33. The upshot of the aforesaid discussion and findings may be summarized as under:-
(i) Section 164(2) of the Act of 2013, which had come into force from 1.1.2014 would have prospective and not retrospective effect.
(ii) The defaults contemplated under Section 164(2)(a) with regard to non-filing of financial statements or annual returns for any continuous period of three financial years would be the defaults to be counted from the financial year 2014-15 only and not 2013-14.
(iii) The respondents could not have treated the Directors as disqualified/ ineligible for a period of five years from 1.11.2016 to 1.11.2021, while publishing the impugned list under Section 248 of the Act of 2013.
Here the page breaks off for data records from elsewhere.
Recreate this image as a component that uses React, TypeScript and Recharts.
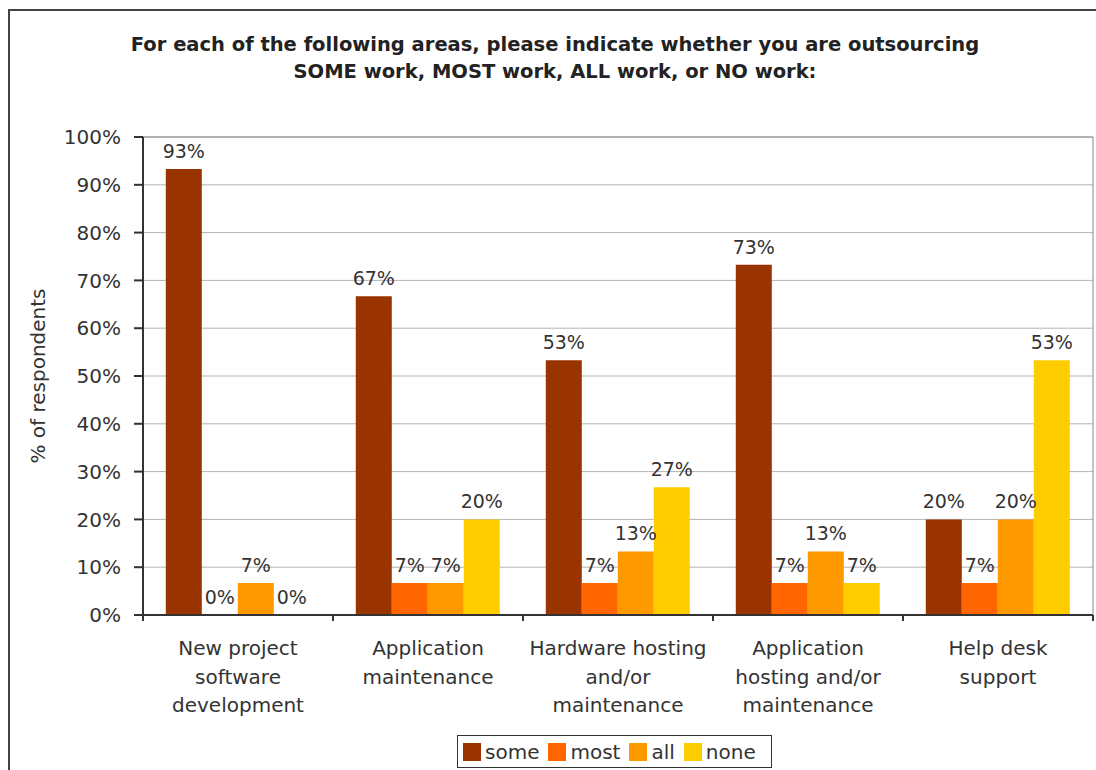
import { BarChart, Bar, XAxis, YAxis, CartesianGrid, LabelList, ReferenceLine, Label } from 'recharts';

const FONT = '"DejaVu Sans", Verdana, sans-serif';

const titleLines = [
    'For each of the following areas, please indicate whether you are outsourcing',
    'SOME work, MOST work, ALL work, or NO work:',
];

// category labels, one string per group, lines split by \n
const categories = [
    'New project\nsoftware\ndevelopment',
    'Application\nmaintenance',
    'Hardware hosting\nand/or\nmaintenance',
    'Application\nhosting and/or\nmaintenance',
    'Help desk\nsupport',
];

// % of respondents (n = 15, labels are rounded)
const some = [93.3, 66.7, 53.3, 73.3, 20];
const most = [0, 6.7, 6.7, 6.7, 6.7];
const all = [6.7, 6.7, 13.3, 13.3, 20];
const none = [0, 20, 26.7, 6.7, 53.3];

const seriesNames = ['some', 'most', 'all', 'none'];
const seriesColors = ['#993300', '#FF6600', '#FF9900', '#FFCC00'];

const yTicks = [0, 10, 20, 30, 40, 50, 60, 70, 80, 90, 100];

const data = categories.map((name, i) => ({
    name,
    some: some[i],
    most: most[i],
    all: all[i],
    none: none[i],
}));

// label lines centred on the group, plus the small tick marks on the group boundaries
function CategoryTick(props: any) {
    const { x, y, payload, index, visibleTicksCount, width } = props;
    const band = Number(width) / Number(visibleTicksCount);
    const lines = String(payload.value).split('\n');
    const edges = index === visibleTicksCount - 1 ? [x - band / 2, x + band / 2] : [x - band / 2];
    return (
        <g>
            {Number.isFinite(band) && edges.map((ex, i) => (
                <line key={i} x1={ex} x2={ex} y1={y} y2={y + 6} stroke="#333" strokeWidth={2} />
            ))}
            <text x={x} y={y + 40} textAnchor="middle" fontSize={20} fill="#333" fontFamily={FONT}>
                {lines.map((line, i) => (
                    <tspan key={i} x={x} dy={i === 0 ? 0 : 28.5}>{line}</tspan>
                ))}
            </text>
        </g>
    );
}

function YTitle(props: any) {
    const { viewBox } = props;
    const cx = viewBox.x - 5;
    const cy = viewBox.y + viewBox.height / 2;
    return (
        <text x={cx} y={cy} transform={`rotate(-90, ${cx}, ${cy})`} textAnchor="middle" dominantBaseline="central"
            fontSize={20} fill="#333" fontFamily={FONT}>
            % of respondents
        </text>
    );
}

export default function App() {
    return (
        <div style={{ position: 'absolute', left: 0, top: 0, width: 1096, height: 770, overflow: 'hidden', background: '#fff' }}>
            {/* outer frame, runs off the right/bottom of the picture */}
            <div style={{ position: 'absolute', left: 8, top: 9, width: 1300, height: 1000, border: '2px solid #444' }} />

            <div style={{ position: 'absolute', left: 0, top: 31, width: 1110, textAlign: 'center', fontFamily: FONT, fontWeight: 'bold', fontSize: 19.5, lineHeight: '27px', color: '#222' }}>
                {titleLines.map((t) => <div key={t}>{t}</div>)}
            </div>

            <div style={{ position: 'absolute', left: 0, top: 0 }}>
                <BarChart
                    width={1096}
                    height={770}
                    data={data}
                    margin={{ top: 137, right: 0, left: 43, bottom: 55 }}
                    barCategoryGap="12%"
                    barGap={0}
                >
                    <CartesianGrid horizontal vertical={false} stroke="#b3b3b3" />
                    <ReferenceLine y={100} stroke="#888" />
                    <XAxis
                        dataKey="name"
                        tick={<CategoryTick />}
                        tickLine={false}
                        tickSize={0}
                        tickMargin={0}
                        interval={0}
                        axisLine={{ stroke: '#333', strokeWidth: 2 }}
                        height={100}
                    />
                    <YAxis
                        domain={[0, 100]}
                        ticks={yTicks}
                        width={100}
                        tickFormatter={(v) => `${v}%`}
                        tick={{ fontSize: 20, fill: '#333', fontFamily: FONT }}
                        tickSize={9}
                        tickMargin={13}
                        tickLine={{ stroke: '#333', strokeWidth: 2 }}
                        axisLine={{ stroke: '#333', strokeWidth: 2 }}
                    >
                        <Label content={<YTitle />} />
                    </YAxis>
                    <YAxis
                        yAxisId="right"
                        orientation="right"
                        domain={[0, 100]}
                        width={3}
                        tick={false}
                        tickLine={false}
                        axisLine={{ stroke: '#888' }}
                    />
                    {seriesNames.map((key, i) => (
                        <Bar key={key} dataKey={key} fill={seriesColors[i]} minPointSize={0.01} isAnimationActive={false}>
                            <LabelList
                                dataKey={key}
                                position="top"
                                offset={11}
                                formatter={(v: any) => `${Math.round(Number(v))}%`}
                                style={{ fontSize: 19, fill: '#333', fontFamily: FONT }}
                            />
                        </Bar>
                    ))}
                </BarChart>
            </div>

            <div style={{ position: 'absolute', left: 457, top: 735, width: 315, height: 33, border: '1.5px solid #333', display: 'flex', alignItems: 'center', paddingLeft: 5, boxSizing: 'border-box', fontFamily: FONT, fontSize: 20, color: '#333' }}>
                {seriesNames.map((name, i) => (
                    <div key={name} style={{ display: 'flex', alignItems: 'center', marginRight: 9 }}>
                        <span style={{ display: 'inline-block', width: 18, height: 18, background: seriesColors[i], marginRight: 4 }} />
                        <span>{name}</span>
                    </div>
                ))}
            </div>
        </div>
    );
}
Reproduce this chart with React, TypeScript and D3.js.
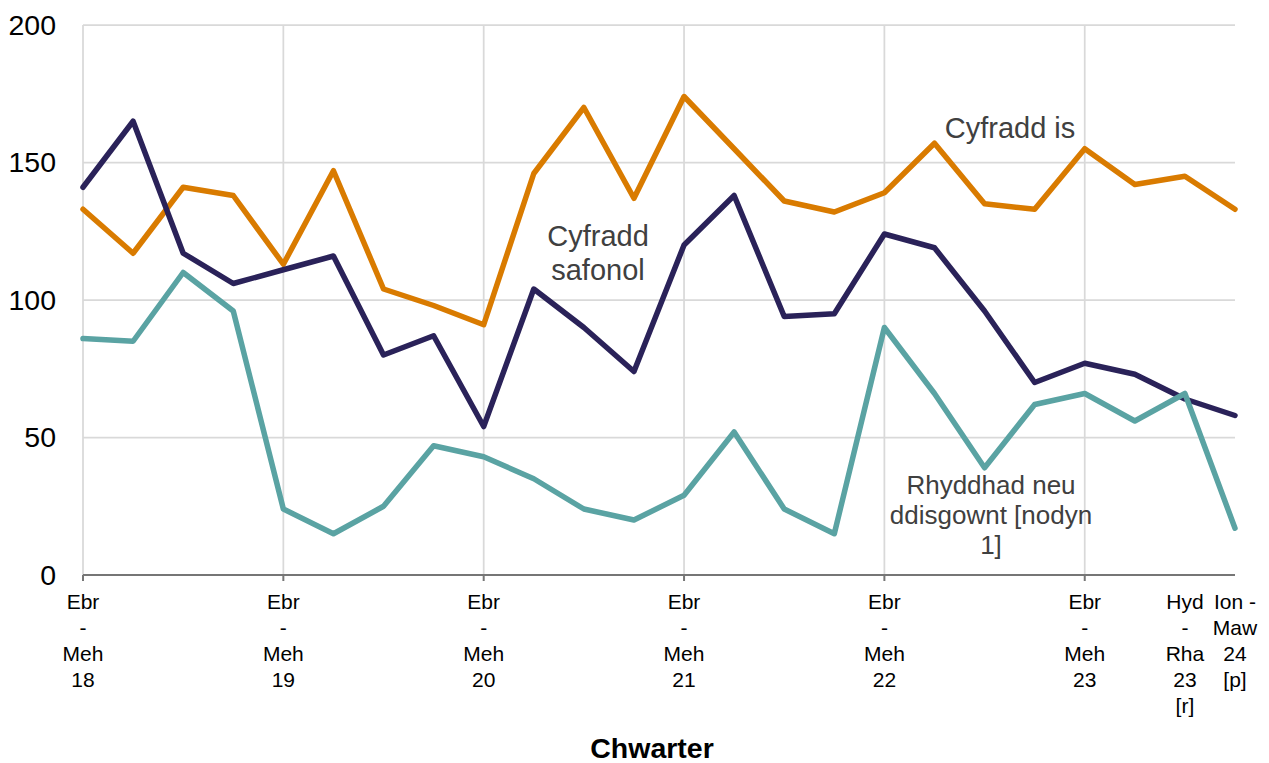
import React from "react";
import * as d3 from "d3";

const categories = [
  "Ebr - Meh 18", "Gor - Medi 18", "Hyd - Rha 18", "Ion - Maw 19",
  "Ebr - Meh 19", "Gor - Medi 19", "Hyd - Rha 19", "Ion - Maw 20",
  "Ebr - Meh 20", "Gor - Medi 20", "Hyd - Rha 20", "Ion - Maw 21",
  "Ebr - Meh 21", "Gor - Medi 21", "Hyd - Rha 21", "Ion - Maw 22",
  "Ebr - Meh 22", "Gor - Medi 22", "Hyd - Rha 22", "Ion - Maw 23",
  "Ebr - Meh 23", "Gor - Medi 23", "Hyd - Rha 23 [r]", "Ion - Maw 24 [p]",
];

const cyfraddSafonol = [141, 165, 117, 106, 111, 116, 80, 87, 54, 104, 90, 74, 120, 138, 94, 95, 124, 119, 96, 70, 77, 73, 64, 58];
const cyfraddIs = [133, 117, 141, 138, 113, 147, 104, 98, 91, 146, 170, 137, 174, 155, 136, 132, 139, 157, 135, 133, 155, 142, 145, 133];
const rhyddhad = [86, 85, 110, 96, 24, 15, 25, 47, 43, 35, 24, 20, 29, 52, 24, 15, 90, 66, 39, 62, 66, 56, 66, 17];

const yTicks = [0, 50, 100, 150, 200];
const gridCategories = ["Ebr - Meh 18", "Ebr - Meh 19", "Ebr - Meh 20", "Ebr - Meh 21", "Ebr - Meh 22", "Ebr - Meh 23"];
const tickLabels: [string, string[]][] = [
  ["Ebr - Meh 18", ["Ebr", "-", "Meh", "18"]],
  ["Ebr - Meh 19", ["Ebr", "-", "Meh", "19"]],
  ["Ebr - Meh 20", ["Ebr", "-", "Meh", "20"]],
  ["Ebr - Meh 21", ["Ebr", "-", "Meh", "21"]],
  ["Ebr - Meh 22", ["Ebr", "-", "Meh", "22"]],
  ["Ebr - Meh 23", ["Ebr", "-", "Meh", "23"]],
  ["Hyd - Rha 23 [r]", ["Hyd", "-", "Rha", "23", "[r]"]],
  ["Ion - Maw 24 [p]", ["Ion -", "Maw", "24", "[p]"]],
];

const series = [
  { name: "Cyfradd is", values: cyfraddIs, color: "#d97b00" },
  { name: "Cyfradd safonol", values: cyfraddSafonol, color: "#2a2259" },
  { name: "Rhyddhad neu ddisgownt [nodyn 1]", values: rhyddhad, color: "#5aa3a3" },
];

const FONT = "'Liberation Sans', Arial, sans-serif";

export default function App() {
  const left = 83, right = 1235, top = 25, bottom = 575;
  const x = d3.scalePoint<string>().domain(categories).range([left, right]);
  const y = d3.scaleLinear().domain([0, 200]).range([bottom, top]);
  const line = d3.line<number>().x((_, i) => x(categories[i]) as number).y((v) => y(v));

  return (
    <svg width={1269} height={763} style={{ position: "absolute", left: 0, top: 0, background: "#fff" }} fontFamily={FONT}>
      {yTicks.filter((t) => t > 0).map((t) => (
        <line key={"h" + t} x1={left} x2={right} y1={y(t)} y2={y(t)} stroke="#d9d9d9" strokeWidth={1.75} />
      ))}
      {gridCategories.map((c) => (
        <line key={"v" + c} x1={x(c)} x2={x(c)} y1={top} y2={bottom} stroke="#d9d9d9" strokeWidth={1.75} />
      ))}
      {yTicks.map((t) => (
        <text key={"yt" + t} x={56} y={y(t)} dy="0.35em" textAnchor="end" fontSize={28.5} fill="#000">{t}</text>
      ))}
      {series.map((s) => (
        <path key={s.name} d={line(s.values) || ""} fill="none" stroke={s.color} strokeWidth={5.5} strokeLinejoin="round" strokeLinecap="round" />
      ))}
      <line x1={left} x2={right} y1={bottom} y2={bottom} stroke="#767676" strokeWidth={2} />
      {gridCategories.map((c) => (
        <line key={"tk" + c} x1={x(c)} x2={x(c)} y1={bottom} y2={bottom + 6} stroke="#767676" strokeWidth={2} />
      ))}
      {tickLabels.map(([c, lines]) => (
        <text key={"xl" + c} x={x(c)} y={608.5} textAnchor="middle" fontSize={21} fill="#000">
          {lines.map((l, i) => (
            <tspan key={i} x={x(c)} dy={i === 0 ? 0 : 26}>{l}</tspan>
          ))}
        </text>
      ))}
      <text x={652} y={758} textAnchor="middle" fontSize={28.5} fontWeight="bold" fill="#000">Chwarter</text>
      <text x={598} y={245.5} textAnchor="middle" fontSize={29} fill="#404040">
        <tspan x={598} dy={0}>Cyfradd</tspan>
        <tspan x={598} dy={34}>safonol</tspan>
      </text>
      <text x={1010} y={137.5} textAnchor="middle" fontSize={29} fill="#404040">Cyfradd is</text>
      <text x={991} y={493.5} textAnchor="middle" fontSize={26} fill="#404040">
        <tspan x={991} dy={0}>Rhyddhad neu</tspan>
        <tspan x={991} dy={30}>ddisgownt [nodyn</tspan>
        <tspan x={991} dy={30}>1]</tspan>
      </text>
    </svg>
  );
}
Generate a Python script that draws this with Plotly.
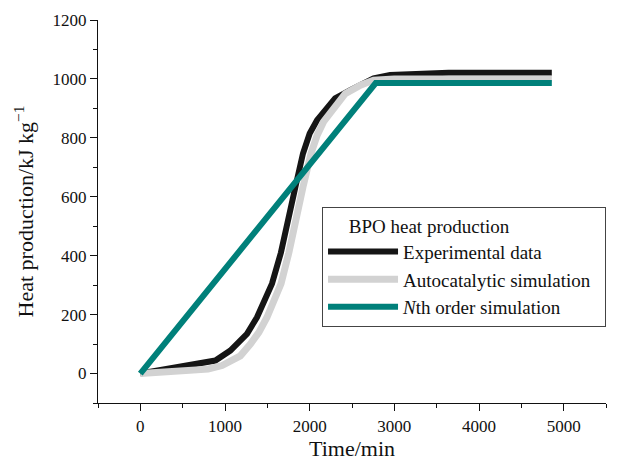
import plotly.graph_objects as go

# Experimental data
exp_time = [0, 315, 600, 886, 1063, 1260, 1378, 1555, 1660, 1752, 1831, 1921, 2000, 2087,
            2175, 2300, 2480, 2755, 2950, 3600, 3640, 4860]
exp_heat = [0, 16, 30, 44, 78, 135, 191, 305, 410, 520, 633, 747, 815, 860,
            894, 934, 962, 1002, 1013, 1016, 1021, 1021]

# Autocatalytic simulation
auto_time = [0, 240, 800, 965, 1181, 1300, 1400, 1496, 1580, 1662, 1754, 1831, 1921, 2016,
             2090, 2165, 2300, 2420, 2600, 2755, 3000, 4860]
auto_heat = [0, 4, 15, 27, 60, 100, 140, 191, 245, 305, 410, 520, 633, 747,
             810, 855, 910, 950, 979, 996, 1000, 1000]

# Nth order simulation
nth_time = [0, 2780, 4860]
nth_heat = [0, 986, 986]

x_ticks = [0, 1000, 2000, 3000, 4000, 5000]
y_ticks = [0, 200, 400, 600, 800, 1000, 1200]

FONT = "Liberation Serif"
INK = "#111111"

fig = go.Figure()
fig.add_trace(go.Scatter(x=exp_time, y=exp_heat, mode="lines", name="Experimental data",
                         line=dict(color="#151515", width=6)))
fig.add_trace(go.Scatter(x=auto_time, y=auto_heat, mode="lines",
                         name="Autocatalytic simulation\u00a0\u00a0",
                         line=dict(color="#d2d2d2", width=7)))
fig.add_trace(go.Scatter(x=nth_time, y=nth_heat, mode="lines", name="<i>N</i>th order simulation",
                         line=dict(color="#00807a", width=6)))

fig.update_layout(
    width=611, height=453,
    margin=dict(l=90, r=13, t=12, b=58),
    paper_bgcolor="white", plot_bgcolor="white",
    font=dict(family=FONT, size=17, color=INK),
    showlegend=True,
    legend=dict(
        x=0.441, y=0.512, xanchor="left", yanchor="top",
        bgcolor="white", bordercolor="#444", borderwidth=1,
        font=dict(family=FONT, size=19, color=INK),
        title=dict(text="\u00a0\u00a0\u00a0\u00a0\u00a0BPO heat production",
                   font=dict(family=FONT, size=19, color=INK)),
        tracegroupgap=0, itemwidth=70,
    ),
    xaxis=dict(
        range=[-500, 5500], tickvals=x_ticks, ticktext=[str(v) for v in x_ticks],
        showgrid=False, zeroline=False, automargin=False,
        showline=True, linecolor=INK, linewidth=1.3,
        ticks="outside", ticklen=7, tickwidth=1.3, tickcolor=INK,
        minor=dict(dtick=500, tick0=0, ticks="outside", ticklen=4, tickwidth=1.3, tickcolor=INK),
        tickfont=dict(family=FONT, size=17, color=INK),
        title=dict(text="Time/min", font=dict(family=FONT, size=22, color=INK), standoff=6),
    ),
    yaxis=dict(
        range=[-100, 1200], tickvals=y_ticks, ticktext=[str(v) for v in y_ticks],
        showgrid=False, zeroline=False, automargin=False,
        showline=True, linecolor=INK, linewidth=1.3,
        ticks="outside", ticklen=7, tickwidth=1.3, tickcolor=INK,
        minor=dict(dtick=100, tick0=0, ticks="outside", ticklen=4, tickwidth=1.3, tickcolor=INK),
        tickfont=dict(family=FONT, size=17, color=INK),
        title=dict(text="Heat production/kJ kg<sup>−1</sup>", font=dict(family=FONT, size=22, color=INK), standoff=12),
    ),
)

fig.write_html("out.html")
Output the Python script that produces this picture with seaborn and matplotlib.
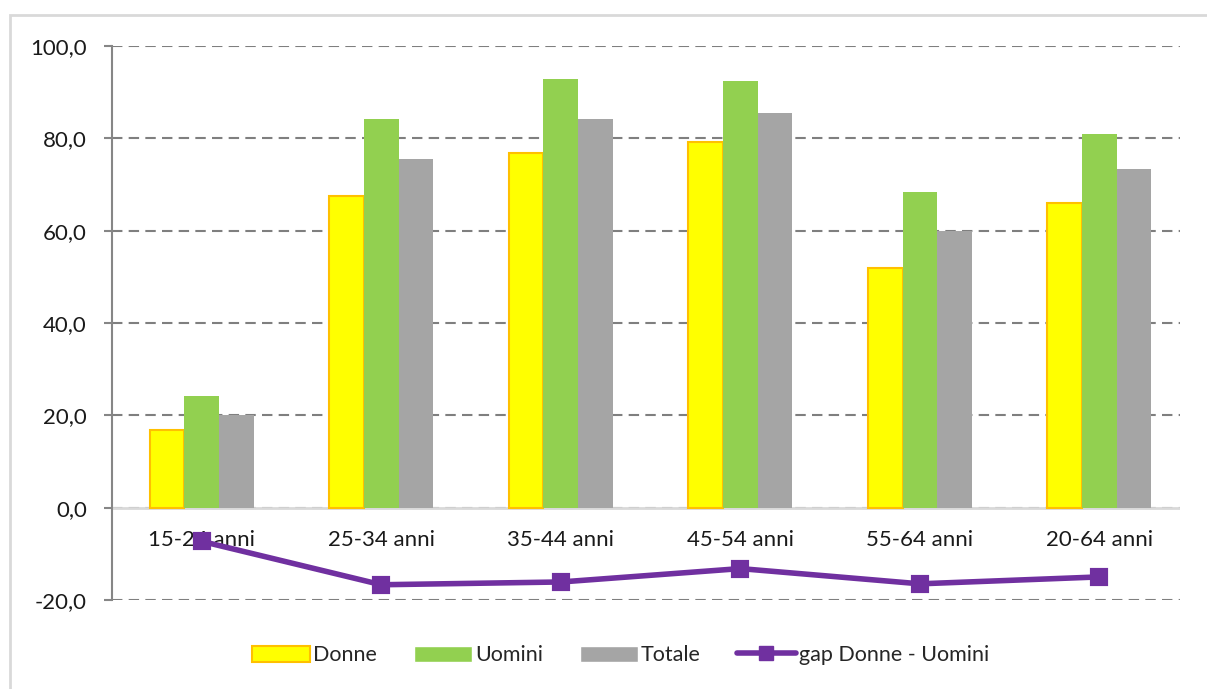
import pandas as pd
import numpy as np
import matplotlib.pyplot as plt
import seaborn as sns
from matplotlib.patches import Patch, Rectangle
from matplotlib.lines import Line2D
from matplotlib.ticker import FuncFormatter

categories = ['15-24 anni', '25-34 anni', '35-44 anni', '45-54 anni', '55-64 anni', '20-64 anni']
donne = [16.9, 67.5, 76.8, 79.2, 51.9, 66.0]
uomini = [24.2, 84.2, 92.9, 92.4, 68.4, 81.0]
totale = [20.1, 75.5, 84.2, 85.5, 60.0, 73.4]
gap = [-7.3, -16.7, -16.1, -13.2, -16.5, -15.0]
series = ['Donne', 'Uomini', 'Totale']
colors = ['#FFFF00', '#92D050', '#A5A5A5']

df = pd.DataFrame({
    'cat': categories * 3,
    'serie': [s for s in series for _ in categories],
    'val': donne + uomini + totale,
})

sns.set_style('white')
plt.rcParams['font.family'] = ['Lato', 'DejaVu Sans']

fig = plt.figure(figsize=(12.07, 6.89), dpi=100)
ax = fig.add_axes([0.0928, 0.1292, 0.885, 0.804])

sns.barplot(data=df, x='cat', y='val', hue='serie', order=categories,
            hue_order=series, palette=colors, width=0.58, gap=0,
            saturation=1, legend=False, ax=ax, zorder=3, linewidth=0)
# bordo arancione sulle barre Donne
for bar in ax.containers[0]:
    bar.set_edgecolor('#FFC000')
    bar.set_linewidth(1.5)

sns.pointplot(x=categories, y=gap, order=categories, color='#7030A0',
              markers='s', markersize=10, linewidth=4, ax=ax, zorder=5)

ax.set_ylim(-20, 100)
ax.set_xlim(-0.5, 5.45)
ax.set_yticks(np.arange(-20, 101, 20))
ax.yaxis.set_major_formatter(FuncFormatter(lambda v, p: f'{v:.1f}'.replace('.', ',')))
ax.yaxis.grid(True, linestyle=(0, (5, 3)), color='#7f7f7f', linewidth=1.5)
ax.set_axisbelow(True)
ax.axhline(0, color='#d9d9d9', linewidth=2, zorder=2)

ax.set_xticks([])
ax.set_xlabel('')
ax.set_ylabel('')
for i, c in enumerate(categories):
    ax.text(i, -6.9, c, ha='center', va='center', fontsize=16, color='#1a1a1a', zorder=1)

for s in ['top', 'right', 'bottom']:
    ax.spines[s].set_visible(False)
ax.spines['left'].set_color('#868686')
ax.spines['left'].set_linewidth(1.5)
ax.tick_params(axis='y', left=True, length=6, width=1.5, color='#868686',
               labelsize=16, labelcolor='#1a1a1a', pad=12)

handles = [
    Patch(facecolor='#FFFF00', edgecolor='#FFC000', linewidth=1.5, label='Donne'),
    Patch(facecolor='#92D050', label='Uomini'),
    Patch(facecolor='#A5A5A5', label='Totale'),
    Line2D([], [], color='#7030A0', linewidth=4, marker='s', markersize=10,
           label='gap Donne - Uomini'),
]
fig.legend(handles=handles, loc='center', bbox_to_anchor=(0.514, 0.049), ncol=4,
           frameon=False, fontsize=15.5, handlelength=2.7, handleheight=0.8,
           columnspacing=1.7, handletextpad=0.15)

fig.patches.append(Rectangle((0.0083, -0.02), 1.1, 0.998, transform=fig.transFigure,
                             fill=False, edgecolor='#d9d9d9', linewidth=2))

fig.savefig('out.png', dpi=100)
(iv) Even if the Registrar removes the name of a company from the register of companies, and even if such company would stand dissolved under Section 248, the statutory liabilities/obligations of such struck of company and its Directors would still remain to be discharged, in view of Section 250 of the said Act of 2013.
(v) The respondents could not have deactivated the DINs allotted to the Directors under Section 154 of the said Act, except under the circumstances mentioned in Rule 11 of the said Rules of 2014.
34. In view of the above, the impugned list dated 12.9.2017 of the Directors associated with the struck off companies under Section 248 published by the respondent No.1 is quashed and set aside. The respondents are directed to activate the respective Director Identification Numbers of the petitioners forthwith, if not activated so far. However, it is clarified that the respondents shall be at liberty to take legal action against the petitioners for any statutory default or non-compliance, in accordance with law.
35. All the petitions stand allowed accordingly.